Dava dilekçesindeki açıklamaya göre dava, 3402 sayılı Yasanın ek 4. maddesine göre yapılan kadastro tespitine itiraz niteliğindedir.
Çekişmeli taşınmazın bulunduğu yerde tespit tarihinden önce yapılıp kesinleşen orman kadastrosu ve 2/B madde uygulaması bulunmaktadır.

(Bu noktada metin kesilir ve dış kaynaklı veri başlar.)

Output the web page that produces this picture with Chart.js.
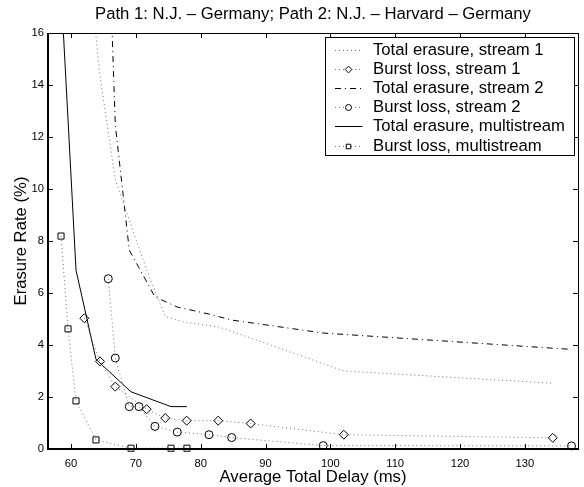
<!DOCTYPE html>
<html>
<head>
<meta charset="utf-8">
<script src="https://cdn.jsdelivr.net/npm/chart.js@4.4.1/dist/chart.umd.min.js"></script>
<style>
  html, body { margin: 0; padding: 0; background: #fff; }
</style>
</head>
<body>
<canvas id="chart" width="584" height="487"></canvas>
<script>
// average total delay (ms) of each operating point
const delayStream1 = [62.05, 64.47, 66.83, 71.67, 74.54, 77.84, 82.71, 87.71, 102.09, 134.31];
const delayStream2 = [65.75, 66.83, 68.99, 70.48, 72.95, 76.39, 81.28, 84.78, 98.90, 137.2];
const delayMulti = [58.46, 59.54, 60.77, 63.85, 69.25, 75.42, 77.88];

// erasure rates (%)
const totalStream1 = [20.3, 14.35, 10.35, 6.88, 5.09, 4.87, 4.70, 4.27, 3.00, 2.53];
const burstStream1 = [5.03, 3.37, 2.40, 1.53, 1.19, 1.09, 1.09, 0.98, 0.55, 0.43];
const totalStream2 = [20.3, 12.46, 7.65, 6.97, 5.85, 5.46, 5.19, 4.96, 4.46, 3.83];
const burstStream2 = [6.55, 3.50, 1.63, 1.63, 0.87, 0.65, 0.55, 0.44, 0.13, 0.12];
const totalMulti = [17.7, 12.66, 6.88, 3.45, 2.20, 1.63, 1.63];
const burstMulti = [8.19, 4.62, 1.85, 0.35, 0.03, 0.03, 0.03];

const xTicks = [60, 70, 80, 90, 100, 110, 120, 130];
const yTicks = [0, 2, 4, 6, 8, 10, 12, 14, 16];

const FONT = "'Liberation Sans', Arial, Helvetica, sans-serif";
const LABEL_SIZE = 16.7;
const dotGray = '#707070';
const dotted = [1, 3];
const dashDot = [6, 4, 1, 4];

const pts = (xs, ys) => xs.map((x, i) => ({ x: x, y: ys[i] }));

const markerSet = (style, radius) => ({
    pointStyle: style,
    pointRadius: radius,
    pointHoverRadius: radius,
    pointBorderColor: '#000',
    pointBackgroundColor: 'rgba(0,0,0,0)',
    pointBorderWidth: 1,
    clip: false
});

// inward ticks on all four sides, plus the box
const axesBox = {
    id: 'axesBox',
    afterDatasetsDraw(chart) {
        const { ctx, chartArea: a, scales } = chart;
        const len = 5;
        ctx.save();
        ctx.strokeStyle = '#000';
        ctx.lineWidth = 1;
        ctx.setLineDash([]);
        ctx.beginPath();
        scales.x.ticks.forEach(t => {
            const px = Math.round(scales.x.getPixelForValue(t.value)) + 0.5;
            ctx.moveTo(px, a.bottom); ctx.lineTo(px, a.bottom - len);
            ctx.moveTo(px, a.top); ctx.lineTo(px, a.top + len);
        });
        scales.y.ticks.forEach(t => {
            const py = Math.round(scales.y.getPixelForValue(t.value)) + 0.5;
            ctx.moveTo(a.left, py); ctx.lineTo(a.left + len, py);
            ctx.moveTo(a.right, py); ctx.lineTo(a.right - len, py);
        });
        ctx.moveTo(a.left, a.top + 0.5); ctx.lineTo(a.right, a.top + 0.5);
        ctx.moveTo(a.right + 0.5, a.top); ctx.lineTo(a.right + 0.5, a.bottom);
        ctx.stroke();
        ctx.lineWidth = 2;
        ctx.beginPath();
        ctx.moveTo(a.left, a.top); ctx.lineTo(a.left, a.bottom);
        ctx.lineTo(a.right + 1, a.bottom);
        ctx.stroke();
        ctx.restore();
    }
};

// boxed legend with line sample + marker, MATLAB style
const boxLegend = {
    id: 'boxLegend',
    afterDraw(chart) {
        const { ctx, chartArea: a } = chart;
        const sets = chart.data.datasets;
        const w = 249, rowH = 19.1;
        const left = a.right - 3.5 - w, top = a.top + 4.5;
        const h = 118;
        ctx.save();
        ctx.fillStyle = '#fff';
        ctx.fillRect(left, top, w, h);
        ctx.strokeStyle = '#000';
        ctx.lineWidth = 1;
        ctx.strokeRect(left, top, w, h);
        ctx.font = LABEL_SIZE + 'px ' + FONT;
        ctx.textBaseline = 'middle';
        sets.forEach((ds, i) => {
            const cy = Math.round(top + 12.5 + i * rowH) + 0.5;
            ctx.save();
            ctx.strokeStyle = ds.borderColor;
            ctx.lineWidth = 1;
            ctx.setLineDash(ds.borderDash || []);
            ctx.beginPath();
            ctx.moveTo(left + 9.5, cy);
            ctx.lineTo(left + 37, cy);
            ctx.stroke();
            ctx.restore();
            if (ds.pointRadius) {
                ctx.save();
                ctx.setLineDash([]);
                ctx.strokeStyle = '#000';
                ctx.fillStyle = '#fff';
                ctx.lineWidth = 1;
                Chart.helpers.drawPoint(ctx, {
                    pointStyle: ds.pointStyle,
                    radius: ds.pointRadius * 0.75,
                    rotation: 0,
                    borderWidth: 1
                }, left + 23, cy);
                ctx.restore();
            }
            ctx.fillStyle = '#000';
            ctx.fillText(ds.label, left + 47.5, cy);
        });
        ctx.restore();
    }
};

const ctx = document.getElementById('chart').getContext('2d');
new Chart(ctx, {
    type: 'scatter',
    data: {
        datasets: [
            {
                label: 'Total erasure, stream 1',
                data: pts(delayStream1, totalStream1),
                borderColor: dotGray, borderDash: dotted, borderWidth: 1,
                pointRadius: 0, showLine: true
            },
            Object.assign({
                label: 'Burst loss, stream 1',
                data: pts(delayStream1, burstStream1),
                borderColor: dotGray, borderDash: dotted, borderWidth: 1,
                showLine: true
            }, markerSet('rectRot', 4.5)),
            {
                label: 'Total erasure, stream 2',
                data: pts(delayStream2, totalStream2),
                borderColor: '#000', borderDash: dashDot, borderWidth: 1,
                pointRadius: 0, showLine: true
            },
            Object.assign({
                label: 'Burst loss, stream 2',
                data: pts(delayStream2, burstStream2),
                borderColor: dotGray, borderDash: dotted, borderWidth: 1,
                showLine: true
            }, markerSet('circle', 4)),
            {
                label: 'Total erasure, multistream',
                data: pts(delayMulti, totalMulti),
                borderColor: '#000', borderWidth: 1,
                pointRadius: 0, showLine: true
            },
            Object.assign({
                label: 'Burst loss, multistream',
                data: pts(delayMulti, burstMulti),
                borderColor: dotGray, borderDash: dotted, borderWidth: 1,
                showLine: true
            }, markerSet('rect', 4.3))
        ]
    },
    options: {
        responsive: false,
        animation: false,
        devicePixelRatio: 1,
        layout: { padding: { top: 0, right: 6, bottom: 0, left: 0 } },
        plugins: {
            legend: { display: false },
            tooltip: { enabled: false },
            title: {
                display: true,
                fullSize: false, // centre over the plot area, not the canvas
                text: 'Path 1: N.J. \u2013 Germany; Path 2: N.J. \u2013 Harvard \u2013 Germany',
                color: '#000',
                font: { family: FONT, size: LABEL_SIZE, weight: 'normal' },
                padding: { top: 4, bottom: 8.96 }
            }
        },
        scales: {
            x: {
                type: 'linear',
                min: 56.45,
                max: 138.2,
                afterBuildTicks: s => { s.ticks = xTicks.map(v => ({ value: v })); },
                afterFit: s => { s.height = 38; },
                grid: { display: false, drawTicks: false },
                border: { display: false },
                ticks: {
                    color: '#000',
                    padding: 8,
                    maxRotation: 0,
                    autoSkip: false,
                    font: { family: FONT, size: 11.2 }
                },
                title: {
                    display: true,
                    text: 'Average Total Delay (ms)',
                    color: '#000',
                    font: { family: FONT, size: LABEL_SIZE },
                    padding: { top: 0, bottom: 0 }
                }
            },
            y: {
                min: 0,
                max: 16,
                afterBuildTicks: s => { s.ticks = yTicks.map(v => ({ value: v })); },
                afterFit: s => { s.width = 48; },
                grid: { display: false, drawTicks: false },
                border: { display: false },
                ticks: {
                    color: '#000',
                    padding: 4,
                    autoSkip: false,
                    font: { family: FONT, size: 11.2 }
                },
                title: {
                    display: true,
                    text: 'Erasure Rate (%)',
                    color: '#000',
                    font: { family: FONT, size: LABEL_SIZE },
                    padding: { top: 11, bottom: 0 }
                }
            }
        }
    },
    plugins: [axesBox, boxLegend]
});
</script>
</body>
</html>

Kural olarak; kadastro davaları lehine tespit ya da kadastro komisyonlarınca adlarına tescile karar verilen gerçek veya tüzel kişilere karşı açılır. Dava, 3402 sayılı Yasanın ek 4. maddesine göre yapılan kadastro tespitine itiraz niteliğindedir. Davanın saptanan bu niteliğine göre husumetin taşınmazın tespit maliki olan Hazine ile lehine kullanım şerhi verilen kişilere birlikte yöneltilmesi zorunludur. Ancak; dava Kadastro Genel Müdürlüğüne husumet yöneltilerek açılmıştır. Davacının asıl dava etmek istediğinin kadastro müdürlüğü değil Hazine olduğu belirgin olup ortada belirgin bir biçimde temsilde yanılma hali bulunduğundan bu durumun mahkemece re"sen gözetilmesi ve davanın usulünce gerçek hasımlara yönlendirilmesi için davacı tarafa olanak sağlanması ve kadastro müdürlüğünün davada taraf sıfatı bulunmadığından kadastro müdürlüğü aleyhine açılan davanın husumet nedeni ile reddi gerekirken aksi düşünce ile yazılı şekilde hüküm kurulması usul ve yasaya aykırıdır. (HGK.2010/7-70-86 sayılı kararı ).
Kabule göre ise, aynı parsel mahkemenin 2010/963, 2010/349, 2010/280 ve 2010/188 sayılı dosyalarında davalıdır. H.Y.U.Y."nın 45. (6100 sayılı H.M.K.’nın 166.) maddesi uyarınca
kadastro davalarında, aynı parsele yönelik olarak açılan tüm davaların birlikte görülerek sonuçlandırılması gerekir. Aynı parsele yönelik olarak açılan davaların birleştirilmesi gerekirken, davalar birleştirilmeden taşınmaz hakkında tespit gibi tescile karar verilerek infazda tereddüde yol açılması, davacıya tebliğ edilen 03.02.2011 tebliğ tarihli muhtıra 3402 sayılı Kadastro Yasasının 28/2 maddesinde öngörülen hususları taşımadığı halde, 28/2 madde uyarınca açılmamış sayılma kararı verilmesi de doğru değildir.
SONUÇ: Yukarıda açıklanan nedenlerle; davacı ..."ın temyiz itirazlarının kabulü ile hükmün BOZULMASINA, bozma nedenine göre diğer yönlerin bu aşamada incelenmesine yer olmadığına, peşin alınan temyiz harcının istek halinde iadesine 18/04/2012 günü oybirliği ile karar verildi.